TASK STATEMENT | Wherever the word "this" shows up in a line, please copy that line.

RECORDS FOR THE TASK |

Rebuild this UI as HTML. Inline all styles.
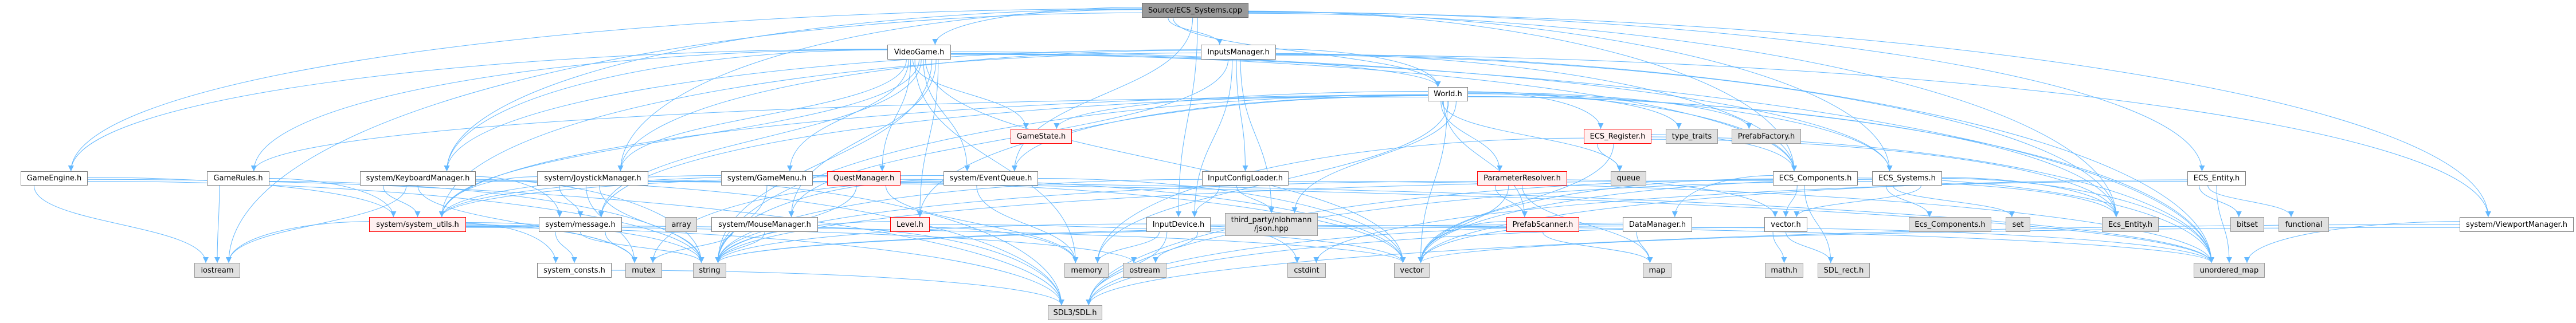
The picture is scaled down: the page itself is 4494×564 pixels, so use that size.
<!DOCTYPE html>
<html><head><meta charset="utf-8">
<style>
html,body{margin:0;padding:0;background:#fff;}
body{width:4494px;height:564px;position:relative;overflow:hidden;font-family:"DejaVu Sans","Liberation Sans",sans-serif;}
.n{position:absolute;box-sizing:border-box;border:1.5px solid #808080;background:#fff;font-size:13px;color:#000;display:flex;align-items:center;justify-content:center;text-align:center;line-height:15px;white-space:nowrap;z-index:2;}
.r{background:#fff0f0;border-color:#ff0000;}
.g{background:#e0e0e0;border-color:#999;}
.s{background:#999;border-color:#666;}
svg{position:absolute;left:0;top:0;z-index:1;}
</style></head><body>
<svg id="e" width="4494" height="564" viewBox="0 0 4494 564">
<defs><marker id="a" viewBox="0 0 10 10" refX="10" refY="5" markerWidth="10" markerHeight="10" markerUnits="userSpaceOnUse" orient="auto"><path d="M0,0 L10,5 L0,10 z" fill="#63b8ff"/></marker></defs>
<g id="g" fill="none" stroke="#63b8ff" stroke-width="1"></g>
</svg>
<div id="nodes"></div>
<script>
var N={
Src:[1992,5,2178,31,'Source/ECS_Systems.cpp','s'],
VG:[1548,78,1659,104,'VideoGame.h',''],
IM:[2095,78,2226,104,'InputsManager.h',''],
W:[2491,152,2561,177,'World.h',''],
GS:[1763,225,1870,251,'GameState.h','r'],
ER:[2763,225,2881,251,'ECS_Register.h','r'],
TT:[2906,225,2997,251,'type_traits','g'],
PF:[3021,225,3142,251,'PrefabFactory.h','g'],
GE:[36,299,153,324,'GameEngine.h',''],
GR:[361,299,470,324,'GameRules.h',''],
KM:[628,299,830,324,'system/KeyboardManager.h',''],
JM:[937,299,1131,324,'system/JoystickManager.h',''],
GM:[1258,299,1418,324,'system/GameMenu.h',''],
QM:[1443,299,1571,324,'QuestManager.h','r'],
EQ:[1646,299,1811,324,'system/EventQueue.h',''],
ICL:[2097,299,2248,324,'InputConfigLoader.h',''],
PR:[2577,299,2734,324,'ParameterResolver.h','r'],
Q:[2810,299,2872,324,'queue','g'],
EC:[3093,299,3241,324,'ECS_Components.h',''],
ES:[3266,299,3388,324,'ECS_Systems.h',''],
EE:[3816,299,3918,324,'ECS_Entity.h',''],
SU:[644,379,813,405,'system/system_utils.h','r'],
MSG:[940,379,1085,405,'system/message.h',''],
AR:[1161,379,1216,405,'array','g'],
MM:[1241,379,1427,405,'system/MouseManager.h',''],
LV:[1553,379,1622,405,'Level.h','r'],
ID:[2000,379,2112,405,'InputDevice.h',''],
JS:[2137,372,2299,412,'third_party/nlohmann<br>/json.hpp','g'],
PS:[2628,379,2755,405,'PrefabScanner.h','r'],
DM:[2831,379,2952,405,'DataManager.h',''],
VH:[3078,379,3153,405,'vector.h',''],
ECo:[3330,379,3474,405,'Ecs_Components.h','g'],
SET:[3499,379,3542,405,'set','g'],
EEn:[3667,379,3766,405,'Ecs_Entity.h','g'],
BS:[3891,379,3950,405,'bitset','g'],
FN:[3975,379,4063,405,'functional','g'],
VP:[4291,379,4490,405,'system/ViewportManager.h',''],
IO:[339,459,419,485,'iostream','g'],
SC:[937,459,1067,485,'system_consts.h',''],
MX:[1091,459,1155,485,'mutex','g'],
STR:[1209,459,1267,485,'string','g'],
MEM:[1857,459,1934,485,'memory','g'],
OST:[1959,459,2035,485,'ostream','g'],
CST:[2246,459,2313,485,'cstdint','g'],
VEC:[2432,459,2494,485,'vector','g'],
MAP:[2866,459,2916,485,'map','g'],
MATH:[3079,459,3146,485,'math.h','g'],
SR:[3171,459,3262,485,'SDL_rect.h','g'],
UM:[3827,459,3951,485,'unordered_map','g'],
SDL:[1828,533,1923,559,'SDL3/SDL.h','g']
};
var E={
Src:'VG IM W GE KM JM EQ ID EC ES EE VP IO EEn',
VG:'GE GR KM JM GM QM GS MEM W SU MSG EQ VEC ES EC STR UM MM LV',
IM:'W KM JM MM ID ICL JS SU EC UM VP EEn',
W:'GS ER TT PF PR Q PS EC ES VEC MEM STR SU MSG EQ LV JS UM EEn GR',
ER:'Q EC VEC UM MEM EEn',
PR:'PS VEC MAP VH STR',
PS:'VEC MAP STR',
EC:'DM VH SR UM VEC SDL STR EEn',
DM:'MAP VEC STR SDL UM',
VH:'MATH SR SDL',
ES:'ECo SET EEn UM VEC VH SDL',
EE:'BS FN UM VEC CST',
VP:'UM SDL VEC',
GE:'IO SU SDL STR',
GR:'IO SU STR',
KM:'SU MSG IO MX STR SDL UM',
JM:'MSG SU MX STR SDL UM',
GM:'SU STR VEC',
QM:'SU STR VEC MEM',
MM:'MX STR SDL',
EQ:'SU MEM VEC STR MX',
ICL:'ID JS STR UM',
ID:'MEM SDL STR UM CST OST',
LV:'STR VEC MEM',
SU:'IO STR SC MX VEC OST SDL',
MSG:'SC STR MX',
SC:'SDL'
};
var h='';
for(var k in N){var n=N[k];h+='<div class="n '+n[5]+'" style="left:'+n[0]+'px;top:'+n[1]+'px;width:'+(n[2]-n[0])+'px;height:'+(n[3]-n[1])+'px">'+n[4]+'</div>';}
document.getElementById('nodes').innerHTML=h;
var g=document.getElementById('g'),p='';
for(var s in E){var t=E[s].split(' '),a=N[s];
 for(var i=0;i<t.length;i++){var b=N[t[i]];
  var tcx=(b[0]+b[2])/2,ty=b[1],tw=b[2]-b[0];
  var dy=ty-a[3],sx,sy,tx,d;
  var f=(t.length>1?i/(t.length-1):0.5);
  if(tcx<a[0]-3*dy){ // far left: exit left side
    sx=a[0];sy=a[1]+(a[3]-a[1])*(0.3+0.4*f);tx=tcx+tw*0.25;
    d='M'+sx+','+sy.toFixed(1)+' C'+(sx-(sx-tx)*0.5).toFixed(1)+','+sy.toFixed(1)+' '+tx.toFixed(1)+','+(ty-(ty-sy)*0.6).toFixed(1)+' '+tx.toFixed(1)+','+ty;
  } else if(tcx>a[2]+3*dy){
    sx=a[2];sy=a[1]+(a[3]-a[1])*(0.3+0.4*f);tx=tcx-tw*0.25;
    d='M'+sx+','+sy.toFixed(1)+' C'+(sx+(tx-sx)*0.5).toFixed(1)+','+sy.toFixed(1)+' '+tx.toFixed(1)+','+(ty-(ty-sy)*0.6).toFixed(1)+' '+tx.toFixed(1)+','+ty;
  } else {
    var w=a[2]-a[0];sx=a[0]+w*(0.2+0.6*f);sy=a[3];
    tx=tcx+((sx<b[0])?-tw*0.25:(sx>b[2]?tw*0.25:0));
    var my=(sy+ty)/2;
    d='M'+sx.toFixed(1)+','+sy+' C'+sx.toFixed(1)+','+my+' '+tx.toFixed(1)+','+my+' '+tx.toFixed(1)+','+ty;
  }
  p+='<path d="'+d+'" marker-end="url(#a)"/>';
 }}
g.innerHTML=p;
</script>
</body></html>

==

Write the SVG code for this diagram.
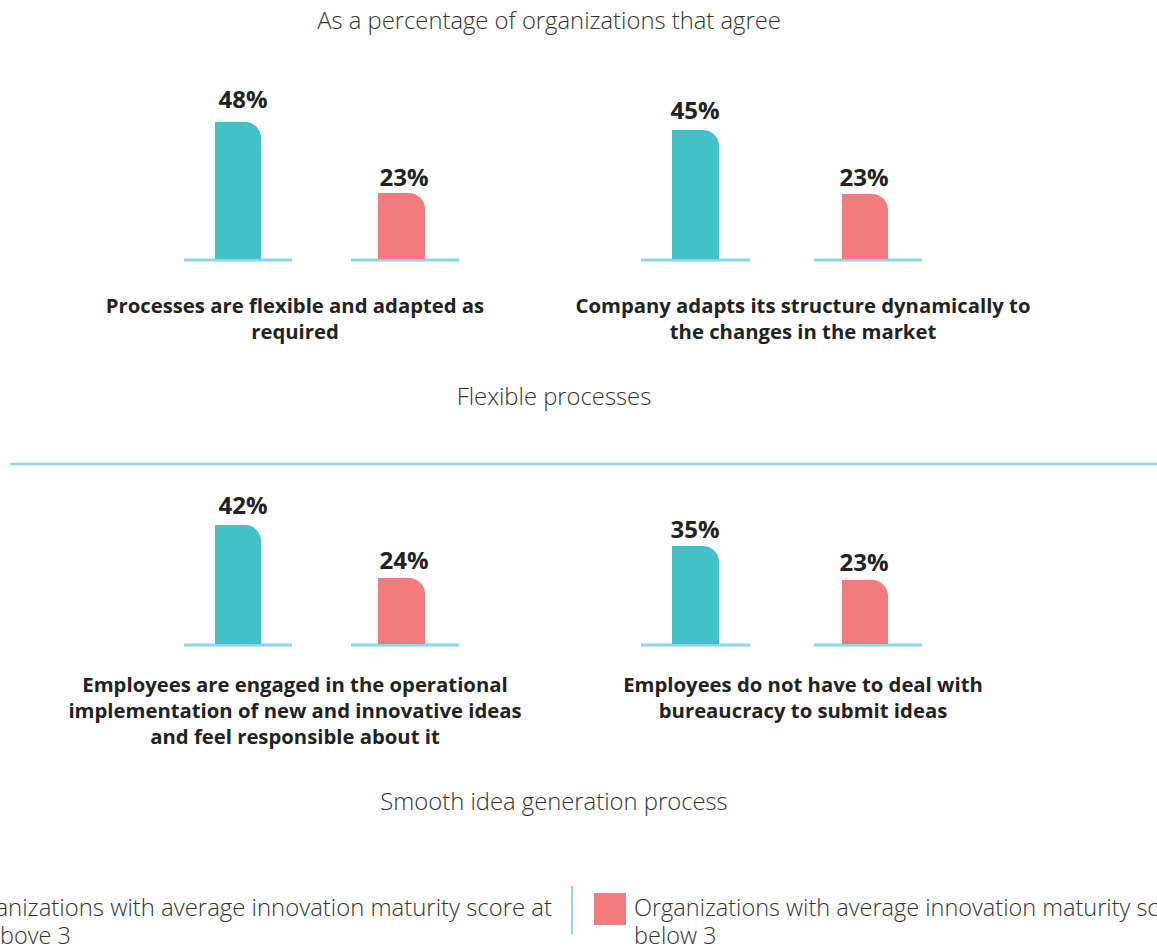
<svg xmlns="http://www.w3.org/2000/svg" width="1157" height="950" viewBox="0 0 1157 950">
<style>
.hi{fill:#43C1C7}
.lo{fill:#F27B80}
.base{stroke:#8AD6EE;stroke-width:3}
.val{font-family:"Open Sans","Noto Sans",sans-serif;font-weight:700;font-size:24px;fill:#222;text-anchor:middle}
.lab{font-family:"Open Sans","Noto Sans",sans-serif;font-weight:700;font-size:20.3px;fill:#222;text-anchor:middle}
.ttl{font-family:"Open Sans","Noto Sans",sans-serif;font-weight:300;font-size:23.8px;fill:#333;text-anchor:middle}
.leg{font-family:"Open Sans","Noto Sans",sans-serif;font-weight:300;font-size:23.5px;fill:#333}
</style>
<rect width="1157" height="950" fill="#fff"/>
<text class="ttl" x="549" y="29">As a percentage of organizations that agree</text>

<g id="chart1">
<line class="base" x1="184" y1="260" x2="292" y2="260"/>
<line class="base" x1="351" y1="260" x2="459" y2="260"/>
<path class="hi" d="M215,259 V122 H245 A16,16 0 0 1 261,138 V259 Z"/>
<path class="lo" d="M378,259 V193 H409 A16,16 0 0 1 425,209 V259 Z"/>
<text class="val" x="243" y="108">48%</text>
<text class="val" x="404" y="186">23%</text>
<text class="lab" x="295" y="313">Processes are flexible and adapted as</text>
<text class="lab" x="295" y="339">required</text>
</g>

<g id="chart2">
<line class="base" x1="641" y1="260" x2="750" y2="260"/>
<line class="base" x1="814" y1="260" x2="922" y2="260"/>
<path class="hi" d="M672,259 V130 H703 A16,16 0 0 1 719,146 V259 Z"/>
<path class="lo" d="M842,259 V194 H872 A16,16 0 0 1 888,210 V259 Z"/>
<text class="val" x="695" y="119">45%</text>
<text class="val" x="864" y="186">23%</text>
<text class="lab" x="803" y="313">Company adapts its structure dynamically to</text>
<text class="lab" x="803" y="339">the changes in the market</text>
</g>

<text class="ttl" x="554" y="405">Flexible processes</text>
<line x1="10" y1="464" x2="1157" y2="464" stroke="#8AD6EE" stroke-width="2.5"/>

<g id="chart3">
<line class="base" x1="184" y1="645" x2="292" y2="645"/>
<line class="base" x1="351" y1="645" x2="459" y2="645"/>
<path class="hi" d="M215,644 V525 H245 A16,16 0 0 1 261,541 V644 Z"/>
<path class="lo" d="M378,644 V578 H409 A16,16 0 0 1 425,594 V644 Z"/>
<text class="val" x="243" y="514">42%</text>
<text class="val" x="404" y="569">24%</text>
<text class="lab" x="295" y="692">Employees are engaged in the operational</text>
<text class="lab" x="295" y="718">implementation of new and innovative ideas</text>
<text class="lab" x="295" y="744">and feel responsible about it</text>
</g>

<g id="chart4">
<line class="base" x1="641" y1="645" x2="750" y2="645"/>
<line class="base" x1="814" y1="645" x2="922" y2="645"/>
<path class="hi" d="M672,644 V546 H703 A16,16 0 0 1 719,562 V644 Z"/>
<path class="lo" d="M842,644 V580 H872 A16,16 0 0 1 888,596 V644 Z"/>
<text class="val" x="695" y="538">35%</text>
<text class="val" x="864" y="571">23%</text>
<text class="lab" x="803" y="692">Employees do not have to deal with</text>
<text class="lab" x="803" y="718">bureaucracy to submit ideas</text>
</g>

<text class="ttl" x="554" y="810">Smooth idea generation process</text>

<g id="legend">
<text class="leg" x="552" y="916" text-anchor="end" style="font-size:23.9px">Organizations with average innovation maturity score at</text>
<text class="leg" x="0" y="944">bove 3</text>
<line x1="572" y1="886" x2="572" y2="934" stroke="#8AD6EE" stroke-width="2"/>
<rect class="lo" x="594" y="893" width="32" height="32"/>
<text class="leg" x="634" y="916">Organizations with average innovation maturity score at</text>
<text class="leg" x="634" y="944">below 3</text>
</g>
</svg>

SOLUTION |
Rebuild this UI as HTML. Inline all styles.
Write the SVG code for this diagram.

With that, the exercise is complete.